Fantasia sobre temas da “Carmen” de Bizet, op. 25

Pablo de SARASATE

(1883)

Instrumentação: 2 flautas, 2 oboés, 2 clarinetes, 2 fagotes, 4 trompas, 2 trompetes, tímpanos, cordas.

No século XIX, a música francesa, resistindo à poderosa tradição germânica, buscava na música espanhola os elementos para seu discurso modernista: sobrevivência de modos medievais, melodias irregulares, conflitos rítmicos, harmonização não ortodoxa e humores contrastantes.

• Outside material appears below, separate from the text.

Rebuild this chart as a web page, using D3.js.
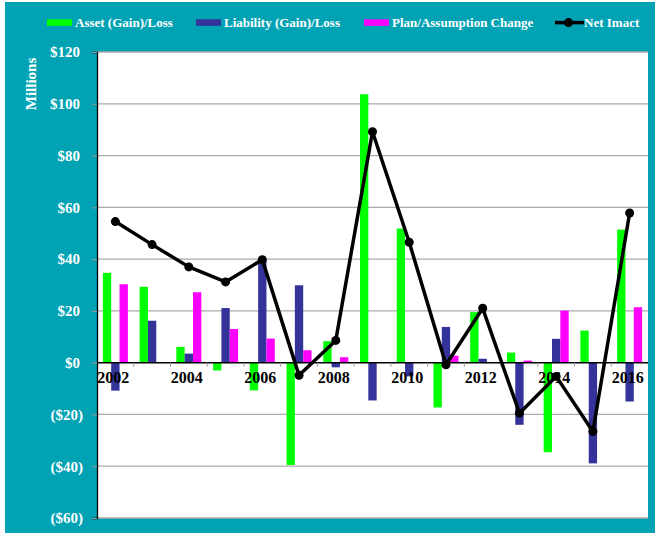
<!DOCTYPE html>
<html>
<head>
<meta charset="utf-8">
<script src="https://cdn.jsdelivr.net/npm/d3@7"></script>
<style>
  body { margin: 0; background: #fff; }
  text { font-family: "Liberation Serif", "Times New Roman", serif; font-weight: bold; }
</style>
</head>
<body>
<div class="box"></div>
<script>
// DATA
const years = ['2002', '2003', '2004', '2005', '2006', '2007', '2008', '2009',
               '2010', '2011', '2012', '2013', '2014', '2015', '2016'];
const assetLoss = [34.7, 29.3, 6.1, -3.0, -10.7, -39.5, 8.3, 103.7, 51.8, -17.3, 19.5, 3.9, -34.6, 12.4, 51.4];
const liabilityLoss = [-10.8, 16.2, 3.5, 21.1, 39.8, 29.9, -1.8, -14.6, -5.3, 13.8, 1.5, -24.0, 9.2, -38.9, -15.0];
const planChange = [30.3, 0, 27.2, 13.0, 9.3, 4.8, 2.1, 0, 0, 2.7, 0, 0.8, 20.1, 0, 21.4];
const netImpact = [54.5, 45.6, 37.0, 31.2, 39.8, -4.9, 8.6, 89.2, 46.5, -0.8, 21.0, -19.5, -5.3, -26.6, 57.8];
const yTicks = [120, 100, 80, 60, 40, 20, 0, -20, -40, -60];
const xLabels = ['2002', '2004', '2006', '2008', '2010', '2012', '2014', '2016'];

const seriesNames = ['Asset (Gain)/Loss', 'Liability (Gain)/Loss', 'Plan/Assumption Change'];
const seriesColors = ['#00ff00', '#333399', '#ff00ff'];
const seriesValues = [assetLoss, liabilityLoss, planChange];

// SETUP
const W = 656, H = 535;
const svg = d3.select('.box')
              .append('svg')
              .attr('width', W)
              .attr('height', H);

// teal frame
svg.append('rect')
   .attr('x', 5).attr('y', 2)
   .attr('width', 650).attr('height', 531)
   .attr('fill', '#01a2b3');

const plot = {left: 97, top: 52, right: 648, bottom: 518};

const y = d3.scaleLinear()
            .domain([-60, 120])
            .range([plot.bottom, plot.top]);

const x = d3.scaleBand()
            .domain(years)
            .range([plot.left, plot.right]);

// three bars side by side, centred in each year
const groupW = 25;
const x1 = d3.scaleBand()
             .domain([0, 1, 2])
             .range([0, groupW]);

// white plot area
svg.append('rect')
   .attr('x', plot.left).attr('y', plot.top)
   .attr('width', plot.right - plot.left)
   .attr('height', plot.bottom - plot.top)
   .attr('fill', '#fff');

// gridlines
svg.append('g')
   .selectAll('line')
   .data(yTicks.filter(d => d !== 0))
   .enter().append('line')
   .attr('x1', plot.left).attr('x2', plot.right)
   .attr('y1', d => y(d)).attr('y2', d => y(d))
   .attr('stroke', '#aaaaaa')
   .attr('stroke-width', 1.3);

// y axis
const axeY = d3.axisLeft(y)
               .tickValues(yTicks)
               .tickSize(5)
               .tickFormat(d => d < 0 ? `($${-d})` : `$${d}`);
const groupeY = svg.append('g')
                   .attr('transform', `translate(${plot.left}, 0)`)
                   .call(axeY);
groupeY.select('.domain').attr('stroke', '#000').attr('stroke-width', 1.3);
groupeY.selectAll('.tick line').attr('stroke', '#999');
groupeY.selectAll('.tick text')
       .attr('x', d => d < 0 ? -14 : -17)
       .attr('fill', '#fff')
       .style('font-size', '15px');

// y title
svg.append('text')
   .text('Millions')
   .attr('transform', 'translate(36, 84) rotate(-90)')
   .attr('text-anchor', 'middle')
   .attr('fill', '#fff')
   .style('font-size', '15px');

// bars
seriesValues.forEach((vals, s) => {
  svg.append('g')
     .selectAll('rect')
     .data(vals)
     .enter().append('rect')
     .attr('x', (d, i) => x(years[i]) + (x.bandwidth() - groupW) / 2 + x1(s))
     .attr('y', d => y(Math.max(0, d)))
     .attr('width', x1.bandwidth())
     .attr('height', d => Math.abs(y(d) - y(0)))
     .attr('fill', seriesColors[s]);
});

// x axis (zero line with ticks at category boundaries)
svg.append('line')
   .attr('x1', plot.left).attr('x2', plot.right)
   .attr('y1', y(0)).attr('y2', y(0))
   .attr('stroke', '#000').attr('stroke-width', 1.5);

svg.append('g')
   .selectAll('line')
   .data(years.slice(1))
   .enter().append('line')
   .attr('x1', d => x(d)).attr('x2', d => x(d))
   .attr('y1', y(0)).attr('y2', y(0) + 4)
   .attr('stroke', '#999');

svg.append('g')
   .selectAll('text')
   .data(xLabels)
   .enter().append('text')
   .text(d => d)
   .attr('x', d => x(d) + x.bandwidth() / 2 - 2)
   .attr('y', y(0) + 20)
   .attr('text-anchor', 'middle')
   .attr('fill', '#000')
   .style('font-size', '16px');

// net impact line
const line = d3.line()
               .x((d, i) => x(years[i]) + x.bandwidth() / 2)
               .y(d => y(d));

svg.append('path')
   .datum(netImpact)
   .attr('d', line)
   .attr('fill', 'none')
   .attr('stroke', '#000')
   .attr('stroke-width', 3.5)
   .attr('stroke-linejoin', 'round');

svg.append('g')
   .selectAll('circle')
   .data(netImpact)
   .enter().append('circle')
   .attr('cx', (d, i) => x(years[i]) + x.bandwidth() / 2)
   .attr('cy', d => y(d))
   .attr('r', 4.5)
   .attr('fill', '#000');

// legend
const legendItems = [
  {name: seriesNames[0], color: seriesColors[0], x: 47},
  {name: seriesNames[1], color: seriesColors[1], x: 196},
  {name: seriesNames[2], color: seriesColors[2], x: 364}
];
const legend = svg.append('g');
legendItems.forEach(item => {
  legend.append('rect')
        .attr('x', item.x).attr('y', 19.3)
        .attr('width', 25).attr('height', 6.5)
        .attr('fill', item.color);
  legend.append('text')
        .text(item.name)
        .attr('x', item.x + 28).attr('y', 27)
        .attr('fill', '#fff')
        .style('font-size', '13px');
});
legend.append('line')
      .attr('x1', 555).attr('x2', 584)
      .attr('y1', 22.6).attr('y2', 22.6)
      .attr('stroke', '#000').attr('stroke-width', 3.5);
legend.append('circle')
      .attr('cx', 568.5).attr('cy', 22.6).attr('r', 4.5)
      .attr('fill', '#000');
legend.append('text')
      .text('Net Imact')
      .attr('x', 584).attr('y', 27)
      .attr('fill', '#fff')
      .style('font-size', '13px');
</script>
</body>
</html>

Por outro lado, a literatura francesa explorava a cultura espanhola e alimentava o imaginário de compositores. Romancistas lançavam-se à exploração do exótico e do diverso. As cores hispânicas que tingiam a cultura francesa mesclavam-se às óperas e aos recitais de canções – gêneros musicais dominantes na Paris pós-napoleônica. E em meio a tudo isso, um tipo característico de músico se consolidava: o solista virtuose. É esse o cenário que Pablo de Sarasate, espanhol radicado na França, ilustra virtuosisticamente.

 

Começando os estudos musicais muito cedo, Sarasate logo esgotou as possibilidades de desenvolvimento na Espanha. Assim, aos doze anos foi enviado ao Conservatório de Paris. Além de assumir suas despesas, a Rainha Isabel II o presenteou com um famoso violino Stradivarius. Aos dezessete anos, tendo conquistado o Primeiro Prêmio do Conservatório de Paris, projetou-se em uma temporada de concertos que se estenderia por três décadas. Sarasate tornou-se uma lenda, um dos mais produtivos músicos de seu tempo. Foi o primeiro dos grandes violinistas a fazer gravações comerciais e compôs 54 obras. Com Paganini e Joachim, Sarasate é considerado um dos expoentes máximos do violino do século XIX.

 

À época esperava-se dos grandes virtuoses que apresentassem composições de sua autoria. Já no início de sua carreira, Sarasate tornou-se conhecido por um repertório, próprio, de fantasias sobre temas operísticos. As fantasias, em estilo livre, características da época, favorecem a elaboração sobre os temas de ópera, permitindo ao compositor reunir ideias diversas sem a necessidade de um processo de desenvolvimento. Elas são mais apropriadas à improvisação e à expressão em fluxo de temas melodiosos. Sarasate compôs fantasias sobre uma dezena de óperas. Mas foi sua Fantasia de Carmen, op. 25, inspirada na ópera de Georges Bizet, que conquistou um lugar cativo no repertório violinístico.

 

Bizet escrevera três óperas, sendo Carmen a última delas. Estreada em 1875, na Opéra Comique, em Paris, sua recepção não fora muito positiva, pois Carmen negava os paradigmas da plateia de classe média francesa: o sentimentalismo, os enredos moralistas, personagens edificantes e finais felizes. Mas em 1883 Sarasate sai em defesa da ópera de Bizet e contribui para sua popularização, ao tomá-la como inspiração. A Fantasia de Carmen divide-se em cinco movimentos, cada um sobre uma passagem da ópera: Introdução – allegro moderato, inspirado na Aragonaise do Entr’act do Quarto Ato; moderato, sobre a famosa Habanera do Primeiro Ato, ornamentada; lento assai, sugerido pela ária Tra-la-la…, extraída do Primeiro Ato; allegro moderato, baseado na Seguidilla do Primeiro Ato; moderato, elaborado a partir do início do Segundo Ato, Les tringles des sistres tintaient.

 

Para o século XIX, o violino era o instrumento melodioso par excellence; Sarasate fez seu violino cantar a França, a Espanha, as óperas e a literatura, com técnica fluida, equilíbrio, nobreza e precisão, desafiando grandes intérpretes e tradições musicais e seduzindo ouvintes.

 

Igor Reyner
Pianista, Mestre em Música pela Universidade Federal de Minas Gerais.